Creo que simplemente estamos muy lejos de entender la complejidad de la problemática de la movilidad en nuestro país, lo terrorífico es que tampoco nos esforzamos en hacerlo, y mucho menos en resolver los problemas. Al final, las personas muertas, la gente herida, terminan siendo sólo números que al cabo de unas semanas tiene rostro solamente para sus seres queridos.
Si definimos a fetiche como un ídolo u objeto de culto al que se atribuyen poderes sobrenaturales, ¿sería exagerado decir que los carros son un fetiche? Creo que no. Nuestro país, y el mundo creado por la globalización neoliberal, sufren claramente de un profundo cuadro de fetichismo donde el objeto de culto son los vehículos. Los carros nunca han sido un medio de movilidad, siempre fueron un símbolo de estatus, una materialización del poder. Su diseño, producción y distribución jamás han estado guiados por las necesidades humanas, de las sociedades y de las ciudades, sino por la lógica del negocio, simplemente para ganar más dinero. Es tan grande el poder que ha alcanzado este fetiche (y de quienes lo producen y venden), que nuestras ciudades se conciben, diseñan y organizan para los vehículos, y no para la gente. El marketing, esa disciplina que se encarga de que sintamos que nuestra vida es una porquería para vendernos la felicidad en la forma de algún producto, ha conseguido que los carros sean un símbolo de nuestro éxito. Tener acceso a un carro nunca fue visto como un privilegio y una responsabilidad, sino que siempre fue entendido como un derecho sin serlo.

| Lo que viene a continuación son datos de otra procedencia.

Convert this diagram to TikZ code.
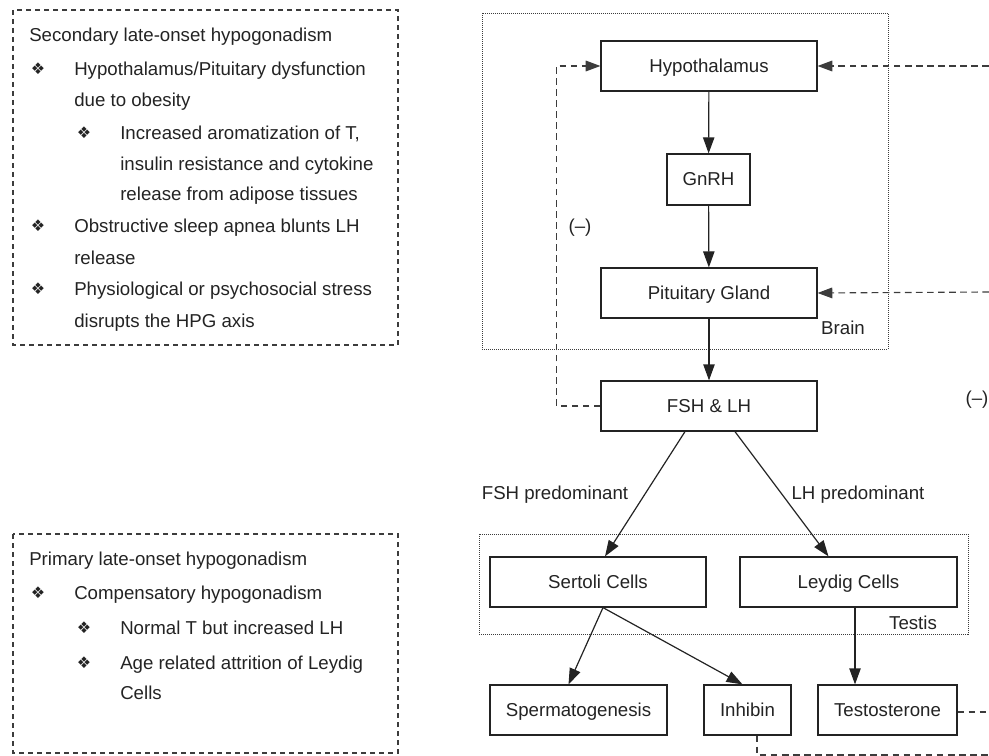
\documentclass[tikz,border=0pt]{standalone}
\usepackage{fontspec}
\setmainfont{Liberation Sans}
\newfontfamily\symfont{DejaVu Sans}
\usetikzlibrary{arrows.meta, positioning, calc}
\definecolor{LineGray}{RGB}{35,35,35}
\definecolor{DashGray}{RGB}{60,60,60}
\newcommand{\diabullet}{{\symfont\fontsize{12}{13}\selectfont ❖}}

\tikzset{
  organ/.style={draw=LineGray, line width=0.9pt, minimum height=37.5pt, inner sep=0pt,
                text=LineGray, font=\fontsize{14}{16}\selectfont,
                text height=10pt, text depth=0.5pt},
  flow/.style={-{Triangle[length=12pt,width=8.5pt]}, line width=0.9pt, draw=LineGray},
  feedback/.style={dash pattern=on 5pt off 3.3pt, line width=0.85pt, draw=DashGray},
  fbtip/.style={-{Triangle[length=11pt,width=8pt]}},
  region/.style={draw=DashGray, line width=0.7pt, dash pattern=on 0.75pt off 0.75pt},
  notebox/.style={draw=DashGray, line width=0.8pt, dash pattern=on 3.75pt off 3pt},
  tag/.style={text=LineGray, font=\fontsize{14}{16}\selectfont, inner sep=0pt},
  noteline/.style={anchor=west, text=LineGray, font=\fontsize{14}{16}\selectfont,
                   inner sep=0pt, text height=10pt, text depth=0.5pt},
  notebullet/.style={text=LineGray, inner sep=0pt}
}

\begin{document}
\begin{tikzpicture}[x=0.75pt, y=-0.75pt]
\useasboundingbox (0,0) rectangle (989,756);

% brain and testis regions
\draw[region] (482,13) rectangle (888,349);
\draw[region] (479,534) rectangle (968,634);
\node[tag] (brain) at (843,328) {Brain};
\node[tag] (testis) at (913,623) {Testis};

% HPG axis
\node[organ, minimum width=162pt] (hypo) at (709,66) {Hypothalamus};
\node[organ, minimum width=62.25pt, minimum height=38.25pt] (gnrh) at (708.5,179.5) {GnRH};
\node[organ, minimum width=162pt] (pit) at (709,293) {Pituitary Gland};
\node[organ, minimum width=162pt] (fshlh) at (709,406) {FSH \& LH};
\node[organ, minimum width=162pt] (sertoli) at (598,582) {Sertoli Cells};
\node[organ, minimum width=162.75pt] (leydig) at (848.5,582) {Leydig Cells};
\node[organ, minimum width=132.75pt] (sperm) at (578.5,710) {Spermatogenesis};
\node[organ, minimum width=65.25pt] (inhibin) at (747.5,710) {Inhibin};
\node[organ, minimum width=104.25pt] (testo) at (887.5,710) {Testosterone};

\draw[flow] (hypo) -- (gnrh);
\draw[flow] (gnrh) -- (pit);
\draw[flow] (pit) -- (fshlh);
\draw[flow] ($(fshlh.south)+(-24,0)$) -- ($(sertoli.north)+(7,0)$);
\draw[flow] ($(fshlh.south)+(26,0)$) -- ($(leydig.north)+(-20,0)$);
\coordinate (sbase) at ($(sertoli.south)+(5,0)$);
\draw[flow] (sbase) -- ($(sperm.north)+(-10,0)$);
\draw[flow] (sbase) -- ($(inhibin.north)+(-5,0)$);
\coordinate (lbase) at ($(leydig.south)+(6.5,0)$);
\draw[flow] (lbase) -- (lbase |- testo.north);

\node[tag] (fshpre) at (555,495) {FSH predominant};
\node[tag] (lhpre) at (858,495) {LH predominant};
\node[tag] (negleft) at (580,228) {(–)};
\node[tag] (negright) at (977,400) {(–)};

% negative feedback
\coordinate (hypin) at (989,66);
\coordinate (pitin) at (989,292);
\coordinate (testout) at (989,712);
\coordinate (inhout) at (989,755);
\draw[feedback, fbtip] (fshlh.west) -- ++(-44,0) |- (hypo.west);
\draw[feedback, fbtip] (hypin) -- (hypo.east);
\draw[feedback, fbtip] (pitin) -- (pit.east);
\draw[feedback] (testo.east |- testout) -- (testout);
\draw[feedback] ($(inhibin.south)+(9.5,0)$) |- (inhout);

% notes on the left
\draw[notebox] (13,10) rectangle (398,345);
\draw[notebox] (13,534) rectangle (398,753);
\foreach \x/\y/\txt [count=\i] in {
    29/35/Secondary late-onset hypogonadism,
    74/69/{Hypothalamus/Pituitary dysfunction},
    74/100/due to obesity,
    120/133/{Increased aromatization of T,},
    120/164/insulin resistance and cytokine,
    120/194/release from adipose tissues,
    74/226/Obstructive sleep apnea blunts LH,
    74/258/release,
    74/289/Physiological or psychosocial stress,
    74/321/disrupts the HPG axis,
    29/559/Primary late-onset hypogonadism,
    74/593/Compensatory hypogonadism,
    120/628/Normal T but increased LH,
    120/663/Age related attrition of Leydig,
    120/693/Cells}
  \node[noteline] (note\i) at (\x,\y) {\txt};
\foreach \x/\y [count=\i] in {38/69, 84/133, 38/226, 38/289, 38/593, 84/628, 84/663}
  \node[notebullet] (bul\i) at (\x,\y) {\diabullet};
\end{tikzpicture}
\end{document}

Pero aquí conducir un vehículo no es una forma de movilidad, sino un ejercicio de poder, y el carro la herramienta que nos permite instrumentalizarlo. Si nos fijamos en cómo conducimos las y los ecuatorianos, ¿será correcto concluir que ejercemos el poder con una nula empatía y con un impresionante desprecio por la vida del resto?
Se dice que sólo un estúpido busca tener resultados distintos haciendo exactamente lo mismo. Esa frase es un excelente resumen de la planificación, administración, regulación y control del tránsito en el Ecuador (aunque también de la religión neoliberal). Es indiscutible que las distintas instituciones de tránsito en el Ecuador se han inspirado y han tomado sus experiencias, procesos y trámites directamente de la historia de El Proceso de Franz Kafka, habiendo conseguido el milagro de la encarnación de esta novela en el mundo material.

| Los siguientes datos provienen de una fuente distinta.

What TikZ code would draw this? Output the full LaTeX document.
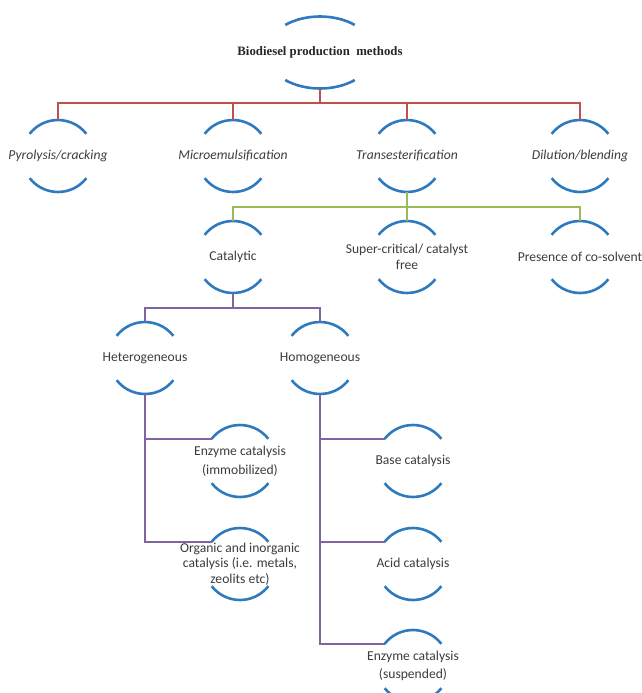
\documentclass[tikz,border=0pt]{standalone}
\usepackage{fontspec}
\setmainfont{Carlito}
\newfontfamily\titlefont{Liberation Serif}
\usepackage{tikz}
\definecolor{arcblue}{RGB}{46,122,190}
\definecolor{linkred}{RGB}{192,80,77}
\definecolor{linkgreen}{RGB}{155,187,89}
\definecolor{linkviolet}{RGB}{128,100,162}
\definecolor{labelink}{RGB}{60,60,60}
\newcommand{\methodsize}{\fontsize{13.6}{15.5}\selectfont}
\tikzset{
  methodnode/.style={rectangle, minimum width=72pt, minimum height=72pt,
    inner sep=0pt, outer sep=0pt, align=center, text=labelink,
    font=\methodsize},
  methoditalic/.style={methodnode, font=\methodsize\itshape},
  rootnode/.style={methodnode, text=black!85,
    font=\titlefont\bfseries\fontsize{12.8}{14}\selectfont},
  arcline/.style={draw=arcblue, line width=2.6pt},
  redlink/.style={draw=linkred, line width=2.6pt},
  greenlink/.style={draw=linkgreen, line width=2.6pt},
  violetlink/.style={draw=linkviolet, line width=2.6pt},
}

\begin{document}
\begin{tikzpicture}[x=1pt,y=1pt]
  \useasboundingbox (0,0) rectangle (641,-693);
  \clip (0,0) rectangle (641,-693);
  \node[rootnode] (root) at (320,-52.5) {Biodiesel production\ \ methods};
  \node[methoditalic] (pyro) at (58,-156) {Pyrolysis/cracking};
  \node[methoditalic] (micro) at (233,-156) {Microemulsification};
  \node[methoditalic] (trans) at (407,-156) {Transesterification};
  \node[methoditalic] (dilu) at (580,-156) {Dilution/blending};
  \node[methodnode] (cata) at (233,-257) {Catalytic};
  \node[methodnode] (super) at (407,-257) {Super-critical/ catalyst\\free};
  \node[methodnode] (cosolv) at (580,-257) {Presence of co-solvent};
  \node[methodnode] (hetero) at (145,-358) {Heterogeneous};
  \node[methodnode] (homo) at (320,-358) {Homogeneous};
  \node[methodnode] (enzimm) at (240,-461) {Enzyme catalysis\\[4pt](immobilized)};
  \node[methodnode] (organic) at (240,-564) {Organic and inorganic\\catalysis (i.e. metals,\\zeolits etc)};
  \node[methodnode] (base) at (413,-461) {Base catalysis};
  \node[methodnode] (acid) at (413,-564) {Acid catalysis};
  \node[methodnode] (enzsus) at (413,-666) {Enzyme catalysis\\[2pt](suspended)};

  \draw[arcline] ([shift={(50:54pt and 36pt)}]root.center)
    arc[start angle=50, end angle=130, x radius=54pt, y radius=36pt];
  \draw[arcline] ([shift={(230:54pt and 36pt)}]root.center)
    arc[start angle=230, end angle=310, x radius=54pt, y radius=36pt];
  \foreach \n in {pyro,micro,trans,dilu,cata,super,cosolv,hetero,homo,
                  enzimm,organic,base,acid,enzsus} {
    \draw[arcline] ([shift={(38:36pt)}]\n.center)
      arc[start angle=38, end angle=142, radius=36pt];
    \draw[arcline] ([shift={(218:36pt)}]\n.center)
      arc[start angle=218, end angle=322, radius=36pt];
  }

  \draw[redlink] (root.south) -- ++(0,-14.5) coordinate (redbus);
  \foreach \n in {pyro,micro,trans,dilu}
    \draw[redlink] (redbus) -| (\n.north);
  \draw[greenlink] (trans.south) -- ++(0,-15) coordinate (greenbus);
  \foreach \n in {cata,super,cosolv}
    \draw[greenlink] (greenbus) -| (\n.north);
  \draw[violetlink] (cata.south) -- ++(0,-15) coordinate (violetbus);
  \foreach \n in {hetero,homo}
    \draw[violetlink] (violetbus) -| (\n.north);
  \foreach \n in {enzimm,organic}
    \draw[violetlink] (hetero.south) |- ([shift={(142:36pt)}]\n.center);
  \foreach \n in {base,acid,enzsus}
    \draw[violetlink] (homo.south) |- ([shift={(142:36pt)}]\n.center);
\end{tikzpicture}
\end{document}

La movilidad en el Ecuador necesita transformaciones profundas, aprendiendo de la historia, por eso es indispensable casi comenzar de cero, para no repetir vicios y garantizar el derecho a la vida, y a la movilidad, y no para avalar el éxito de unos pocos negocios. Necesitamos que quienes conducimos seamos evaluados psicológicamente, para ver si somos aptos para hacerlo. Es urgente que el transporte público sea organizado para el bien común, y no para que una minoría se llene los bolsillos. Es fundamental que erradiquemos ese desprecio por la vida que nos caracteriza y que gestemos un poco de empatía. Pero, sobre todo, es urgente que nuestras ciudades sean para la gente y el bien común, y no para los carros y quienes lucran de ellos. Tenemos que admitir que el tránsito en Ecuador habla muy mal de nosotros y de lo que somos, muy distinto de lo que decimos ser.